Optical components are essential key elements in modern engineering and everyday life. The education of skilled personnel and specialists in the fields of theoretical and practical optics manufacturing is of essential importance for next-generation technologies. Against this background, this book provides the basis for the education and advanced training of precision and ophthalmic optics technicians, craftsmen, and foremen, and it is an extensive reference work for students, academics, optical designers or shop managers, and production engineers. It not only covers particularly used and applied machines, working materials, testing procedures, and machining steps for classical optics manufacturing, but it also addresses the production and specification of optical glasses as well as unconventional production techniques and novel approaches. Optics Manufacturing: Components and Systems furthermore covers the basics of light propagation and provides an overview on optical materials and components; presents an introduction and explanation of the necessary considerations and procedures for the initial definition of manufacturing tolerances and the relevant industrial standards for optics manufacturing; and addresses the production of micro optics, the assembly of opto-mechanical setups and possible manufacturing errors, and the impact of the resulting inaccuracies. In order to allow fast and clear access to the most essential information, each chapter ends with a short summary of the most important aspects, including an explanation of relevant equations, symbols, and abbreviations. For further reading, extensive lists of references are also provided. Finally, exercises on the covered basic principles of optics, approaches, and techniques of optics manufacturing--including their corresponding detailed solutions--are found in the appendix.

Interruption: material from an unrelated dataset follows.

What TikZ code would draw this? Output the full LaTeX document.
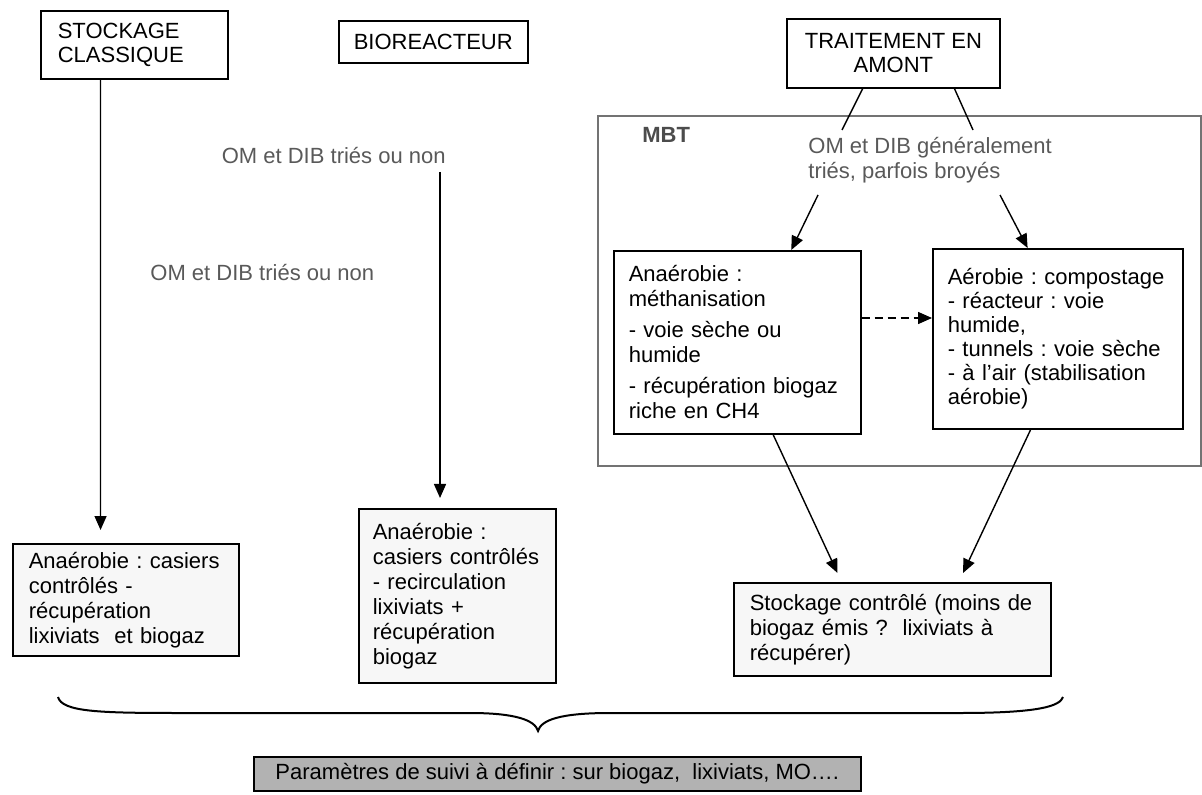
\documentclass[tikz,border=0pt]{standalone}
\usepackage{fontspec}
\setmainfont{Liberation Sans}
\usetikzlibrary{arrows.meta,calc}
\begin{document}
\begin{tikzpicture}[x=0.5pt,y=-0.5pt,
  every node/.style={font=\fontsize{11}{12.5}\selectfont\frenchspacing},
  bx/.style={draw, line width=0.8pt, anchor=north west, inner xsep=8pt, inner ysep=0pt, align=left},
  hdr/.style={bx, font=\fontsize{11}{12}\selectfont\frenchspacing},
  shd/.style={bx, fill=black!3},
  lbl/.style={text=black!65, align=left, inner sep=0pt},
  arr/.style={line width=0.7pt, -{Triangle[length=7pt,width=6pt]}},
  ln/.style={line width=0.7pt},
]
\useasboundingbox (0,0) rectangle (1202,795);

% headers
\node[hdr, text width=76.5pt, inner xsep=8.5pt, minimum height=34pt] (h1) at (40,10) {STOCKAGE\\CLASSIQUE};
\node[hdr, inner xsep=7.5pt, minimum height=21pt] (h2) at (338,20) {BIOREACTEUR};
\node[hdr, align=center, inner xsep=9pt, minimum height=34.5pt] (h3) at (786,18) {TRAITEMENT EN\\AMONT};

% MBT frame
\node[draw=black!55, line width=0.9pt, anchor=north west, inner sep=0pt, minimum width=301.5pt, minimum height=175pt] (mbt) at (597,115) {};
\node[text=black!70, font=\fontsize{11}{12.5}\selectfont\bfseries, anchor=west, inner sep=0pt] (mbtl) at (642,135) {MBT};

% labels
\node[lbl, anchor=west] (l1) at (150,273) {OM et DIB triés ou non};
\node[lbl, anchor=east] (l2) at (446,156) {OM et DIB triés ou non};
\node[lbl, anchor=north west] (l3) at (808,137) {OM et DIB généralement\\triés, parfois broyés};

% MBT inner boxes
\node[bx, inner xsep=7.5pt, text width=108.5pt, minimum height=91.5pt] (an) at (613,250)
  {Anaérobie :\\méthanisation\\[3pt]- voie sèche ou\\humide\\[3pt]- récupération biogaz\\riche en CH4};
\node[bx, inner xsep=7.5pt, text width=110pt, minimum height=90pt, font=\fontsize{11}{12}\selectfont\frenchspacing] (ae) at (932,248)
  {Aérobie : compostage\\- réacteur : voie\\humide,\\- tunnels : voie sèche\\- à l’air (stabilisation\\aérobie)};

% bottom boxes
\node[shd, text width=97pt, minimum height=56pt] (b1) at (12,543)
  {Anaérobie : casiers\\contrôlés -\\récupération\\lixiviats~ et biogaz};
\node[shd, inner xsep=7pt, text width=84.5pt, minimum height=87pt] (b2) at (358,508)
  {Anaérobie :\\casiers contrôlés\\- recirculation\\lixiviats +\\récupération\\biogaz};
\node[shd, text width=142.5pt, minimum height=46.5pt] (st) at (733,582)
  {Stockage contrôlé (moins de\\biogaz émis ?~ lixiviats à\\récupérer)};

% bottom bar
\node[draw, line width=0.8pt, fill=black!30, anchor=north west, minimum width=303.5pt, minimum height=17pt, inner sep=0pt] (par) at (253,756)
  {Paramètres de suivi à définir : sur biogaz,~ lixiviats, MO….};

% connectors
\coordinate (m0) at (440,172);
\draw[arr] ($(h1.south west)!0.321!(h1.south east)$) -- ($(b1.north west)!0.389!(b1.north east)+(0,-13)$);
\draw[arr] (m0) -- (m0 |- {$(b2.north)+(0,-10)$});

\coordinate (t1) at (842,130);
\coordinate (t2) at (973,130);
\draw[ln] ($(h3.south west)!0.357!(h3.south east)$) -- (t1);
\draw[ln] ($(h3.south west)!0.784!(h3.south east)$) -- (t2);

\coordinate (s1) at (818,195);
\coordinate (s2) at (1000,195);
\draw[arr] (s1) -- ($(an.north west)!0.717!(an.north east)$);
\draw[arr] (s2) -- ($(ae.north west)!0.38!(ae.north east)$);

\coordinate (dsh) at (0,318);
\draw[arr, dashed, dash pattern=on 4pt off 2.5pt] (an.east |- dsh) -- (ae.west |- dsh);

\draw[arr] ($(an.south west)!0.644!(an.south east)$) -- ($(st.north west)!0.328!(st.north east)+(0,-9)$);
\draw[arr] ($(ae.south west)!0.392!(ae.south east)$) -- ($(st.north west)!0.722!(st.north east)+(0,-9)$);

% brace
\draw[line width=1pt] (58,697) .. controls (62,712) and (100,713) .. (180,713) -- (470,713)
  .. controls (515,713) and (535,720) .. (538,731)
  .. controls (541,720) and (560,713) .. (610,713) -- (960,713)
  .. controls (1040,713) and (1060,706) .. (1063,697);
\end{tikzpicture}
\end{document}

About the Author: After his apprenticeship and subsequent 2-years occupation as skilled engineering worker in precision optics, Dr. Gerhard studied Optical Precision Manufacturing Technology at the University of Applied Sciences in Göttingen, Germany. In 2006, he prepared his diploma thesis on the development of novel short-pulse laser sources for materials processing applications at the Institute of Optics in Orsay, France. For the results of this work, he received the Georg-Simon-Ohm Award from the German Physical Society in 2009.
After working in industry as product manager for optics for 3 years, he started working on the scientific investigation of laser-based materials processing at the University of Bremen in 2009. In addition, he extra-occupationally studied Optical Engineering and Photonics and received his master's degree in 2010. Dr. Gerhard then worked as scientific coordinator of the Lower Saxony Innovation Network for Plasma Technology in Göttingen and Clausthal-Zellerfeld, Germany. In the course of this function, he investigated novel hybrid plasma-assisted laser processing techniques for the machining of optical glasses.
Based on this research, he received his doctor's degree in Natural Sciences and Physical Technologies from Clausthal University of Technology in 2014. In 2015, his doctoral thesis was awarded the Young Talent Award Green Photonics by the Fraunhofer Society. He currently works as scientist at the Fraunhofer Application Center for Plasma and Photonics in Göttingen, Germany. In addition, he is assistant professor and guest lecturer for optical system design, optical manufacturing, photonics and laser processing at different German universities.
Dr. Christoph Gerhard is member of the German Physical Society and the German Society for Plasma Technology. He authored and co-authored 27 original research papers and is the chief editor of a textbook on laser ablation. He further authored two textbooks on principles of optics and plasma-assisted laser ablation.